Applicable to geothermal wells: yes

Mixed: at surface

Embodiment 3

[0094] In another embodiment, flexible particles are formed by droplets of a single-stage sandstone acid stabilized and suspended in a hydrophobic fluid. Examples of such hydrophobic fluids are d-Limonene and Xylene. Droplet size can be varied by selection of surfactant and shear rate. Such particles would cause extra resistance in pores with comparable size, thus diverting fluid to the sections with lower permeability. Figures 14A and 14B plot viscosity as a function of time for varied emulsion ratios and acid concentrations. Figure 15 provides pressure drop as a function of time. It shows pressure response in a coreflow test where emulsion acid in oil was pumped through a sandstone core at 200 °F with dimensions of diameter 1 inch and length 6 inch. The flowrate was 2 ml/min throughout the entire treatment.

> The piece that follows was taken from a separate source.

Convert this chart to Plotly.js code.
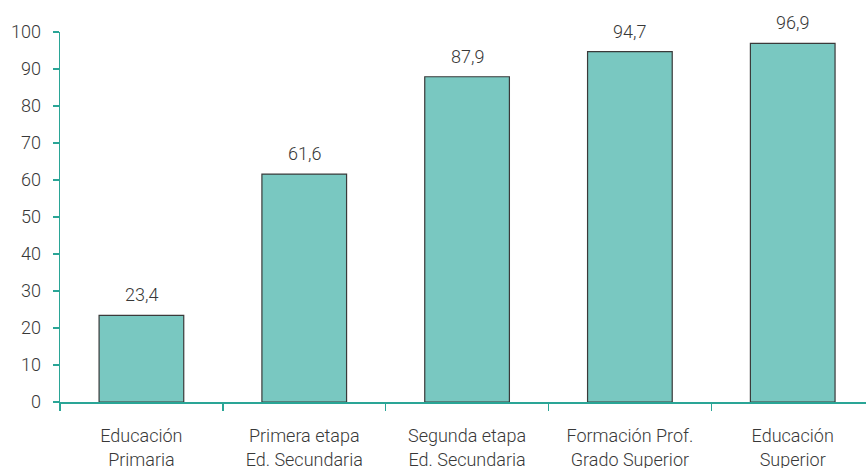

Embodiment 3 application range

Formation type: Sandstone

Pore throat size range: 0.1 pm - 300 pm

Permeability contrast: 1.1 - 30

BHT range: 70 - 350 °F

Completion type: cased, open hole wells, compatible with gravel pack

Well type: producer or injector

Hydrophobic fluid chemical identity examples: Xylene, D-lemonene

Applicable to geothermal wells: yes

Mixed: at surface

Embodiment 4

[0095] Tn yet another embodiment, flexible particles are formed by droplets of gas (in the form of energized fluid or in the form of foam) in suspended in a single-stage sandstone acid. Droplets or foam is stabilized and suspended by a surfactant. Non-limiting examples of gas may include air, nitrogen, CO2, and argon.

[0096] Air droplet size and/or foam quality can be varied by selection of surfactant and by a mixing shear rate. Air bubbles of foam structure would cause extra resistance in pores with comparable size, thus diverting fluid to the sections with lower permeability.

[0097] Figure 16 is a chart comparing concentration to foam agent and foam height, halflife, and performance index. It includes half-life observations as a function of surfactant concentration of fluids with a listed composition at room temperature.

Embodiment 4 application range Formation type: Sandstone

Pore throat size range: 0.01 pm - 100 pm

Permeability contrast: 1.1 - 30

BHT range: 70 - 350 °F

Completion type: cased, open hole wells, compatible with gravel pack

Well type: producer or injector

Gas examples: air, nitrogen, CO2, argon

Applicable to geothermal wells: yes

Mixed: at surface

Embodiment 5

[0098] Embodiment 5 tests a solid suspension. Figure 17 provides the results of coreflow tests over time including preflush, single stage acid injection, and ammonium chloride brine postflush with no, 60 ppt particulates, and 100 ppt particulates. Figure 18 summarizes a comparison of percentage of degradation over time for four temperature profiles including 250, 225, 190, and 130 °F.

[0099] Although the preceding description has been described herein with reference to particular means, materials and embodiments, it is not intended to be limited to the particulars disclosed herein; rather, it extends to all functionally equivalent structures, methods, and uses, such as are within the scope of the appended claims.